╔══

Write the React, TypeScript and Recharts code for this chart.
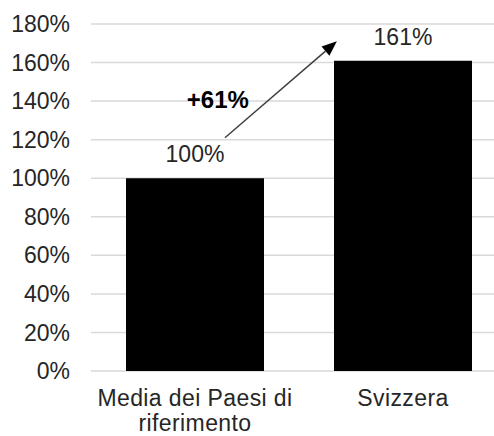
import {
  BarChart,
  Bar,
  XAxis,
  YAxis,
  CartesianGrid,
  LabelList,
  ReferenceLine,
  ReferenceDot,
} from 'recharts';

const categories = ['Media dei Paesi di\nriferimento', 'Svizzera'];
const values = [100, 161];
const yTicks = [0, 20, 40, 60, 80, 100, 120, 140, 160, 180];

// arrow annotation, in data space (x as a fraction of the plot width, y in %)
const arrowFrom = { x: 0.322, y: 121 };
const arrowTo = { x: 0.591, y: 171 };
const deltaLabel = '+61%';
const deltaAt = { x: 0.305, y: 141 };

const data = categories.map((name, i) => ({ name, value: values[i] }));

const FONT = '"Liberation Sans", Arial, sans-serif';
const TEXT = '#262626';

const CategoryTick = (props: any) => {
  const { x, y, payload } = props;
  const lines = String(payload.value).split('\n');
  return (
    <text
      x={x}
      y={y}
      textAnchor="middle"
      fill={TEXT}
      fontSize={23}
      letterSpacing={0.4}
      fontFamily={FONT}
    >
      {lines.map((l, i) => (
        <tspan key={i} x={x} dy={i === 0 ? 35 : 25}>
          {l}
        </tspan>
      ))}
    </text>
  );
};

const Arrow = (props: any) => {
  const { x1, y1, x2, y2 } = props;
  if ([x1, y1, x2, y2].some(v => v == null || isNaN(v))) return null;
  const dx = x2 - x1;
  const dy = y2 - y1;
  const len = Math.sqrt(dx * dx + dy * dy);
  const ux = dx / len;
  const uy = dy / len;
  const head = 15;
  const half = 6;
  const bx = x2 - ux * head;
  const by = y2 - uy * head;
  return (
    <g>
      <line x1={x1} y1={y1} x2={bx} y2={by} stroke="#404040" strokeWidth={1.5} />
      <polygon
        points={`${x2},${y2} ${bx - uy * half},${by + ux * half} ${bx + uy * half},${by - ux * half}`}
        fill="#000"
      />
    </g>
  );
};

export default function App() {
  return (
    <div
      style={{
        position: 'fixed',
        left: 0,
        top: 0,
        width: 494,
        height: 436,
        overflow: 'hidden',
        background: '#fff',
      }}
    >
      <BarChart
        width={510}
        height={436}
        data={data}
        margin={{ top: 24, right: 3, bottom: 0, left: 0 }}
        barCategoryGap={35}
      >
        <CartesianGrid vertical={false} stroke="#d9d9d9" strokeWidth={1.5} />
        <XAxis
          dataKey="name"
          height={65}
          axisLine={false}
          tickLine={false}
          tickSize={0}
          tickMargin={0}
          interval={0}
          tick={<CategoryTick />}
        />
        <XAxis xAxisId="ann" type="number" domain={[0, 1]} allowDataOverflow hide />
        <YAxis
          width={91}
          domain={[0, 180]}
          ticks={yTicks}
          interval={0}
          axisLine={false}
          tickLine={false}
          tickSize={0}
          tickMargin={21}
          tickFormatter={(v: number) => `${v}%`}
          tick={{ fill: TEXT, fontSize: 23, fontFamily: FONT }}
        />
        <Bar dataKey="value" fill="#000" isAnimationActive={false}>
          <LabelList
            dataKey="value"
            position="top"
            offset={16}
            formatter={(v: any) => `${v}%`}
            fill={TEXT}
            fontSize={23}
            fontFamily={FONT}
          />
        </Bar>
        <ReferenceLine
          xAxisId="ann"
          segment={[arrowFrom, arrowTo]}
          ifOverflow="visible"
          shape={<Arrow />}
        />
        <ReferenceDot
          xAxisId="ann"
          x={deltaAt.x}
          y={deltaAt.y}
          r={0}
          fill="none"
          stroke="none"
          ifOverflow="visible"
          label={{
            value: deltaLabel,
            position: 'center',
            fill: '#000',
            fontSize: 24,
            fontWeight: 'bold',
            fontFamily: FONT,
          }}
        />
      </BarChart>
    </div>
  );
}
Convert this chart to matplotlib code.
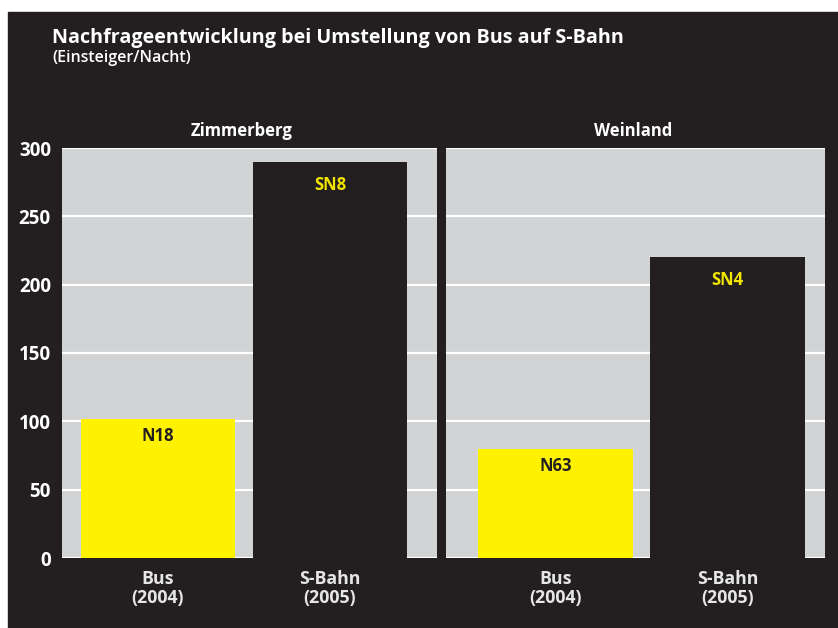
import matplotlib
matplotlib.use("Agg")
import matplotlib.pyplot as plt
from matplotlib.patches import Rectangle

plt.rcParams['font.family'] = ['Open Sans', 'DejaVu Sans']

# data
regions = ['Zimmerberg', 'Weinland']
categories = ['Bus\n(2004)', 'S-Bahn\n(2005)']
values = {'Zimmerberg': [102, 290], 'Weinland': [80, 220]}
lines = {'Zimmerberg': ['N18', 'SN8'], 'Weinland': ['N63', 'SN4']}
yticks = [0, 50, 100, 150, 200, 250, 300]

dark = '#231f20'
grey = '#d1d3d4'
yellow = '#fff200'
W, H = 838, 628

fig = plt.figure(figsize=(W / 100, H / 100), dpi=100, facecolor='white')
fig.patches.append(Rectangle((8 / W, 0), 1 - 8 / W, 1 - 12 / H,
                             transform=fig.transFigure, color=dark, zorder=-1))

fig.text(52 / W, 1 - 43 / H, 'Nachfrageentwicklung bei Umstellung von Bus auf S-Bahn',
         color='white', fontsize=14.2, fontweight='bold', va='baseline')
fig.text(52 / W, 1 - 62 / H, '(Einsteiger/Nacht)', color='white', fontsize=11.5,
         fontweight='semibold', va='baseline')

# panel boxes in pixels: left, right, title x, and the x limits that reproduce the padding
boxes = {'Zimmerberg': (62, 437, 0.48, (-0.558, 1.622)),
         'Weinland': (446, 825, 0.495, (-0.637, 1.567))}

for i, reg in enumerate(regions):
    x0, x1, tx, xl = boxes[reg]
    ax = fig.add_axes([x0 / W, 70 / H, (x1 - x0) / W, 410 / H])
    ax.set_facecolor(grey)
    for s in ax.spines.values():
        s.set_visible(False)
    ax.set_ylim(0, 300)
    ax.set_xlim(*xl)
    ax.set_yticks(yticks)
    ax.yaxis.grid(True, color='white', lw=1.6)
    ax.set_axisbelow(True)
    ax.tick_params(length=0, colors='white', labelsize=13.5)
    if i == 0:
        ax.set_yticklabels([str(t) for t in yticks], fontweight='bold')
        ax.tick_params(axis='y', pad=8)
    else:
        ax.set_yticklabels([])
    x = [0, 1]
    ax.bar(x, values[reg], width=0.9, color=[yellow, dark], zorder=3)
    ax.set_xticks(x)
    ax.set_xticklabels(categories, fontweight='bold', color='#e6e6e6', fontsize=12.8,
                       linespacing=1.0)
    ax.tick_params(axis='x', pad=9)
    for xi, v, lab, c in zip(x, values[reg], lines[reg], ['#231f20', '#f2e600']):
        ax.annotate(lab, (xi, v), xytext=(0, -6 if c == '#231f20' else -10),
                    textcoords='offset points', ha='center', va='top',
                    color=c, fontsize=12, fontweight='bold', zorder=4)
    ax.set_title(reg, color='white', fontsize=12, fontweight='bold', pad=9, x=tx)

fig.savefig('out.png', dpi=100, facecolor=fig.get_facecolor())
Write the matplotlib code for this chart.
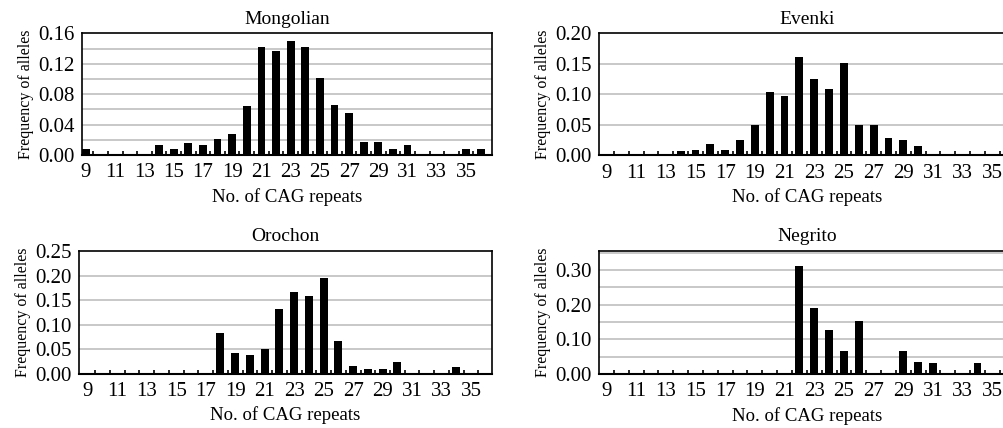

╚══

What needs to be done =>
Transcribe the records above exactly, omitting every picture they contain.

Exercise answer =>
Write the React, TypeScript and Recharts code for this chart.
import {
  BarChart,
  Bar,
  XAxis,
  YAxis,
  CartesianGrid,
  LabelList,
  ReferenceLine,
  ReferenceDot,
} from 'recharts';

const categories = ['Media dei Paesi di\nriferimento', 'Svizzera'];
const values = [100, 161];
const yTicks = [0, 20, 40, 60, 80, 100, 120, 140, 160, 180];

// arrow annotation, in data space (x as a fraction of the plot width, y in %)
const arrowFrom = { x: 0.322, y: 121 };
const arrowTo = { x: 0.591, y: 171 };
const deltaLabel = '+61%';
const deltaAt = { x: 0.305, y: 141 };

const data = categories.map((name, i) => ({ name, value: values[i] }));

const FONT = '"Liberation Sans", Arial, sans-serif';
const TEXT = '#262626';

const CategoryTick = (props: any) => {
  const { x, y, payload } = props;
  const lines = String(payload.value).split('\n');
  return (
    <text
      x={x}
      y={y}
      textAnchor="middle"
      fill={TEXT}
      fontSize={23}
      letterSpacing={0.4}
      fontFamily={FONT}
    >
      {lines.map((l, i) => (
        <tspan key={i} x={x} dy={i === 0 ? 35 : 25}>
          {l}
        </tspan>
      ))}
    </text>
  );
};

const Arrow = (props: any) => {
  const { x1, y1, x2, y2 } = props;
  if ([x1, y1, x2, y2].some(v => v == null || isNaN(v))) return null;
  const dx = x2 - x1;
  const dy = y2 - y1;
  const len = Math.sqrt(dx * dx + dy * dy);
  const ux = dx / len;
  const uy = dy / len;
  const head = 15;
  const half = 6;
  const bx = x2 - ux * head;
  const by = y2 - uy * head;
  return (
    <g>
      <line x1={x1} y1={y1} x2={bx} y2={by} stroke="#404040" strokeWidth={1.5} />
      <polygon
        points={`${x2},${y2} ${bx - uy * half},${by + ux * half} ${bx + uy * half},${by - ux * half}`}
        fill="#000"
      />
    </g>
  );
};

export default function App() {
  return (
    <div
      style={{
        position: 'fixed',
        left: 0,
        top: 0,
        width: 494,
        height: 436,
        overflow: 'hidden',
        background: '#fff',
      }}
    >
      <BarChart
        width={510}
        height={436}
        data={data}
        margin={{ top: 24, right: 3, bottom: 0, left: 0 }}
        barCategoryGap={35}
      >
        <CartesianGrid vertical={false} stroke="#d9d9d9" strokeWidth={1.5} />
        <XAxis
          dataKey="name"
          height={65}
          axisLine={false}
          tickLine={false}
          tickSize={0}
          tickMargin={0}
          interval={0}
          tick={<CategoryTick />}
        />
        <XAxis xAxisId="ann" type="number" domain={[0, 1]} allowDataOverflow hide />
        <YAxis
          width={91}
          domain={[0, 180]}
          ticks={yTicks}
          interval={0}
          axisLine={false}
          tickLine={false}
          tickSize={0}
          tickMargin={21}
          tickFormatter={(v: number) => `${v}%`}
          tick={{ fill: TEXT, fontSize: 23, fontFamily: FONT }}
        />
        <Bar dataKey="value" fill="#000" isAnimationActive={false}>
          <LabelList
            dataKey="value"
            position="top"
            offset={16}
            formatter={(v: any) => `${v}%`}
            fill={TEXT}
            fontSize={23}
            fontFamily={FONT}
          />
        </Bar>
        <ReferenceLine
          xAxisId="ann"
          segment={[arrowFrom, arrowTo]}
          ifOverflow="visible"
          shape={<Arrow />}
        />
        <ReferenceDot
          xAxisId="ann"
          x={deltaAt.x}
          y={deltaAt.y}
          r={0}
          fill="none"
          stroke="none"
          ifOverflow="visible"
          label={{
            value: deltaLabel,
            position: 'center',
            fill: '#000',
            fontSize: 24,
            fontWeight: 'bold',
            fontFamily: FONT,
          }}
        />
      </BarChart>
    </div>
  );
}
Convert this chart to matplotlib code.
import matplotlib
matplotlib.use("Agg")
import matplotlib.pyplot as plt
from matplotlib.patches import Rectangle

plt.rcParams['font.family'] = ['Open Sans', 'DejaVu Sans']

# data
regions = ['Zimmerberg', 'Weinland']
categories = ['Bus\n(2004)', 'S-Bahn\n(2005)']
values = {'Zimmerberg': [102, 290], 'Weinland': [80, 220]}
lines = {'Zimmerberg': ['N18', 'SN8'], 'Weinland': ['N63', 'SN4']}
yticks = [0, 50, 100, 150, 200, 250, 300]

dark = '#231f20'
grey = '#d1d3d4'
yellow = '#fff200'
W, H = 838, 628

fig = plt.figure(figsize=(W / 100, H / 100), dpi=100, facecolor='white')
fig.patches.append(Rectangle((8 / W, 0), 1 - 8 / W, 1 - 12 / H,
                             transform=fig.transFigure, color=dark, zorder=-1))

fig.text(52 / W, 1 - 43 / H, 'Nachfrageentwicklung bei Umstellung von Bus auf S-Bahn',
         color='white', fontsize=14.2, fontweight='bold', va='baseline')
fig.text(52 / W, 1 - 62 / H, '(Einsteiger/Nacht)', color='white', fontsize=11.5,
         fontweight='semibold', va='baseline')

# panel boxes in pixels: left, right, title x, and the x limits that reproduce the padding
boxes = {'Zimmerberg': (62, 437, 0.48, (-0.558, 1.622)),
         'Weinland': (446, 825, 0.495, (-0.637, 1.567))}

for i, reg in enumerate(regions):
    x0, x1, tx, xl = boxes[reg]
    ax = fig.add_axes([x0 / W, 70 / H, (x1 - x0) / W, 410 / H])
    ax.set_facecolor(grey)
    for s in ax.spines.values():
        s.set_visible(False)
    ax.set_ylim(0, 300)
    ax.set_xlim(*xl)
    ax.set_yticks(yticks)
    ax.yaxis.grid(True, color='white', lw=1.6)
    ax.set_axisbelow(True)
    ax.tick_params(length=0, colors='white', labelsize=13.5)
    if i == 0:
        ax.set_yticklabels([str(t) for t in yticks], fontweight='bold')
        ax.tick_params(axis='y', pad=8)
    else:
        ax.set_yticklabels([])
    x = [0, 1]
    ax.bar(x, values[reg], width=0.9, color=[yellow, dark], zorder=3)
    ax.set_xticks(x)
    ax.set_xticklabels(categories, fontweight='bold', color='#e6e6e6', fontsize=12.8,
                       linespacing=1.0)
    ax.tick_params(axis='x', pad=9)
    for xi, v, lab, c in zip(x, values[reg], lines[reg], ['#231f20', '#f2e600']):
        ax.annotate(lab, (xi, v), xytext=(0, -6 if c == '#231f20' else -10),
                    textcoords='offset points', ha='center', va='top',
                    color=c, fontsize=12, fontweight='bold', zorder=4)
    ax.set_title(reg, color='white', fontsize=12, fontweight='bold', pad=9, x=tx)

fig.savefig('out.png', dpi=100, facecolor=fig.get_facecolor())
Write the matplotlib code for this chart.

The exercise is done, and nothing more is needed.